• [RECORDED INFORMATION]
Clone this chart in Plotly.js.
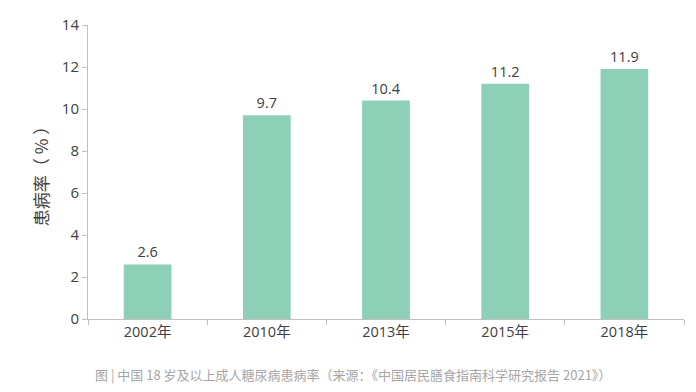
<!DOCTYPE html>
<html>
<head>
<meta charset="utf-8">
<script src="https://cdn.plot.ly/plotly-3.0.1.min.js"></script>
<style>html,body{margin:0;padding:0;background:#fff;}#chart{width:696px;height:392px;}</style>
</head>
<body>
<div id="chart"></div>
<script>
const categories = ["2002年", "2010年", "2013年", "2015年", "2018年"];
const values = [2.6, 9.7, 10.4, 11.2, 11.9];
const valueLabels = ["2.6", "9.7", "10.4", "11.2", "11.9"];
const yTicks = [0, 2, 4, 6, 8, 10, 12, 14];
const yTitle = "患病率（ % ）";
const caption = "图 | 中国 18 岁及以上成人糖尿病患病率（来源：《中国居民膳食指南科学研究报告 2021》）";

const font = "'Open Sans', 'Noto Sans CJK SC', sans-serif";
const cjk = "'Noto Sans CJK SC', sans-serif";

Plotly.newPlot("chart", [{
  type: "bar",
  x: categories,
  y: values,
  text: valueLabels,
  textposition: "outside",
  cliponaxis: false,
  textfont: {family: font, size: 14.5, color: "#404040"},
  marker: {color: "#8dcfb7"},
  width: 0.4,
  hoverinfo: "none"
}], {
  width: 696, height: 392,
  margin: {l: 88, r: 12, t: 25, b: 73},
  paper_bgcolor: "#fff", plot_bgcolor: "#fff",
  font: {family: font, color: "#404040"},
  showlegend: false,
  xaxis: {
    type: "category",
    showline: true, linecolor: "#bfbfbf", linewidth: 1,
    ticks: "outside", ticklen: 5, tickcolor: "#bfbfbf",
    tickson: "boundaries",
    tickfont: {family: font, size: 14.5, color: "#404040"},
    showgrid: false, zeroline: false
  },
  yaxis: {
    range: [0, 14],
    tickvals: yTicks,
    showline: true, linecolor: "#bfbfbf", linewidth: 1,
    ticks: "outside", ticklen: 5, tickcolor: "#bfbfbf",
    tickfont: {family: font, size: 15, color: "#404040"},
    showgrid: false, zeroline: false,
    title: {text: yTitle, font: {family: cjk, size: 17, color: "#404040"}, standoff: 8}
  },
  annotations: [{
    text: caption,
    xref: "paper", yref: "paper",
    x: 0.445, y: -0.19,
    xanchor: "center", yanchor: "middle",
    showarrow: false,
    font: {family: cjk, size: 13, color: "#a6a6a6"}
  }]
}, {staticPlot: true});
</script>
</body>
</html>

• [PROBLEM DESCRIPTION]
Reproduce the full listing above verbatim, with no pictures included.

• [RESPONSE]
Clone this chart in Plotly.js.
<!DOCTYPE html>
<html>
<head>
<meta charset="utf-8">
<script src="https://cdn.plot.ly/plotly-3.0.1.min.js"></script>
<style>html,body{margin:0;padding:0;background:#fff;}#chart{width:696px;height:392px;}</style>
</head>
<body>
<div id="chart"></div>
<script>
const categories = ["2002年", "2010年", "2013年", "2015年", "2018年"];
const values = [2.6, 9.7, 10.4, 11.2, 11.9];
const valueLabels = ["2.6", "9.7", "10.4", "11.2", "11.9"];
const yTicks = [0, 2, 4, 6, 8, 10, 12, 14];
const yTitle = "患病率（ % ）";
const caption = "图 | 中国 18 岁及以上成人糖尿病患病率（来源：《中国居民膳食指南科学研究报告 2021》）";

const font = "'Open Sans', 'Noto Sans CJK SC', sans-serif";
const cjk = "'Noto Sans CJK SC', sans-serif";

Plotly.newPlot("chart", [{
  type: "bar",
  x: categories,
  y: values,
  text: valueLabels,
  textposition: "outside",
  cliponaxis: false,
  textfont: {family: font, size: 14.5, color: "#404040"},
  marker: {color: "#8dcfb7"},
  width: 0.4,
  hoverinfo: "none"
}], {
  width: 696, height: 392,
  margin: {l: 88, r: 12, t: 25, b: 73},
  paper_bgcolor: "#fff", plot_bgcolor: "#fff",
  font: {family: font, color: "#404040"},
  showlegend: false,
  xaxis: {
    type: "category",
    showline: true, linecolor: "#bfbfbf", linewidth: 1,
    ticks: "outside", ticklen: 5, tickcolor: "#bfbfbf",
    tickson: "boundaries",
    tickfont: {family: font, size: 14.5, color: "#404040"},
    showgrid: false, zeroline: false
  },
  yaxis: {
    range: [0, 14],
    tickvals: yTicks,
    showline: true, linecolor: "#bfbfbf", linewidth: 1,
    ticks: "outside", ticklen: 5, tickcolor: "#bfbfbf",
    tickfont: {family: font, size: 15, color: "#404040"},
    showgrid: false, zeroline: false,
    title: {text: yTitle, font: {family: cjk, size: 17, color: "#404040"}, standoff: 8}
  },
  annotations: [{
    text: caption,
    xref: "paper", yref: "paper",
    x: 0.445, y: -0.19,
    xanchor: "center", yanchor: "middle",
    showarrow: false,
    font: {family: cjk, size: 13, color: "#a6a6a6"}
  }]
}, {staticPlot: true});
</script>
</body>
</html>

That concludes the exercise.